聖書というテクスト
2019年1月24日
聖書と呼んでも旧約・新約が分かれ、またそれぞれの文書も記された時代は何百年もの時代差があるものもありますから、聖書が、二千年前前後に書かれたものだと単純に言ってしまうのはもちろん問題がありますが、ここでは「いま」と対比するために、そのように表現します。
聖書が二千年前に書かれたのは、その当時の、その地域の文化に根差した形でした。いま私たちは、そこから二千年という時を経て、文化も環境も、そしてその後の歴史も重ねた中という環境で、同じ聖書の文面を見て、あるいは聞いています。テクストとしても文献上いろいろな問題がありますが、とりあえず、テクストは一定としておきましょう。テクストとしてはさほど変化がない、しかしそれを読む人間が、別人であるということのほかに、読み取る背景や世界が変わってしまいました。
テクストは、それ自体が数式のように人類共通の概念に基づくものではありませんから、思考枠が違えば、同じテクストを通して考えることが一致しない宿命にあります。私たちは、当時書かれた意図が、当時の人々にどう伝わったか、あるいはそもそもそれが書かれて意図は何であったのか、を探りたくなります。これを考究しているとき、いまここにいる私自身は、その考察対象の外にいます。テクストと昔の人々との関係、あるいはテクストを記した人の考えを探ろうとしている訳ですから、それをいわば対象化していることになり、私自身とその対象との関係はすべて捨象していると言えます。

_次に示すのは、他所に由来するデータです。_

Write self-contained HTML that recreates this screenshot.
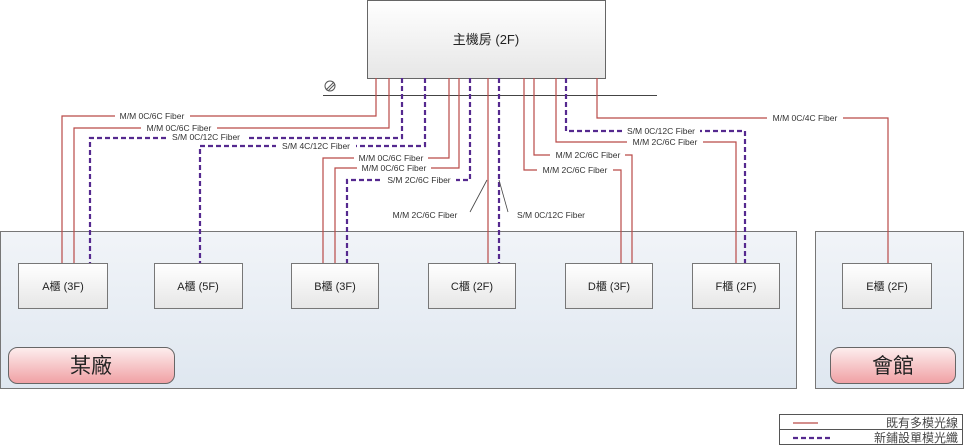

他方、テクストと自分との関係を気にするという読み方があります。二千年の時と環境や歴史の変化を跳び越えて、テクストと私とが直接関係づけられるということです。恐らくこれが、私の信仰と言えるものであり、私の信仰生活を支える基盤となるであろうと思われます。聖書のテクストが他人事の物語ではなくなり、いまを生きるこの私へと関わり、私に影響を与えます。テクストが私を変えるという事態が生じます。キリスト者は、このようにして、イエス・キリストと出会う体験を重ねてきました。そして、新たなキリストの弟子となり、キリストを生きるようになり、出会うものの中にキリストを感じるように生きることとなりました。
ここで罠があります。この私に呼びかけたそのテクストの意味を、私が出会ったそのフィルタで読み取ったそのままに、テクストがこうである、と自分のほうから規定してしまうことです。私が読んだ聖書、それが聖書というものである、と思いなしてしまうようになる罠があると思われるのです。すると、私が理解した聖書というもの、つまり私の聖書理解が、真理に成り代わります。そうして、同様にして他人が理解した聖書、つまり他人の聖書理解がそれと異なることがあるとき、それを否定するようになります。私が触った象が鼻の部分であって、他人が触った象が脚の部分であったとき、おまえの知る象は偽物だ、と互いに非難し合う危険性がある、ということです。
教会史、キリスト教史は、この点での争いによって刻まれてきました。権威を以て反対意見をねじ伏せるだけのものを有する、という仕方で、カトリックは継続する傾向があったのに対し、プロテスタントはえてして、意見の相違から離れていく形で別個の歩みをすることをよしとする傾向にありました。こうした捉え方はあまりにもざっくり言っておりますので、詳細はここでは気にしないことにしています。
それでは聖書をどのように解釈してもすべて互いに何も言えないのか、という疑念に対しては、プロテスタントとしても、苦汁がありました。異端という問題です。異端を設定するために、これはカトリックのみの時代もそうでしたが、基準を定め、その基準に合わないものを弾くという方法をとったと理解されます。その基準を決めるという営みは、聖書というテクストの外での出来事でした。
難しいものです。果たして聖書が、こうした関係を見越してこれをも描いていると言えるのかどうか。再び聖書の中にその根拠を見出すことができるのか。二千年にわたり多くの人間の知恵を駆使してここまで聖書をくまなく調べてきても、神の懐が深いというのか、汲めども尽きぬ泉の中を、依然として手探りで何かを掴もうとさまよっているような人間の姿。その中のさらに愚かなるひとりとして、ここに生かされている自分という存在。
ただ言えるのは、私が何かを規定したり、他人に言い及んだりしようとするとき、聖書からの声は、必ずしも後押しはしないということ。むしろ、ブレーキをかけてくるということ。それに対して、自分が神の前にサシでいるときには、アクセルをかけさせようとしているように思えること。
牧会をするというのは、私ならブレーキを強いられる場面でアクセルを踏めと命じられる中でしか行えないことであろうかと思います。神との関係が明確でない人がこのアクセルを踏むと、車は暴走します。あるいは、煽ってくることもあります。私たちがテクストを決めてしまうことは傲慢ですが、それでもテクストから聞くこと、その声の主とのつながりが定かであることについては、信が支えていなければならないだろうと見ています。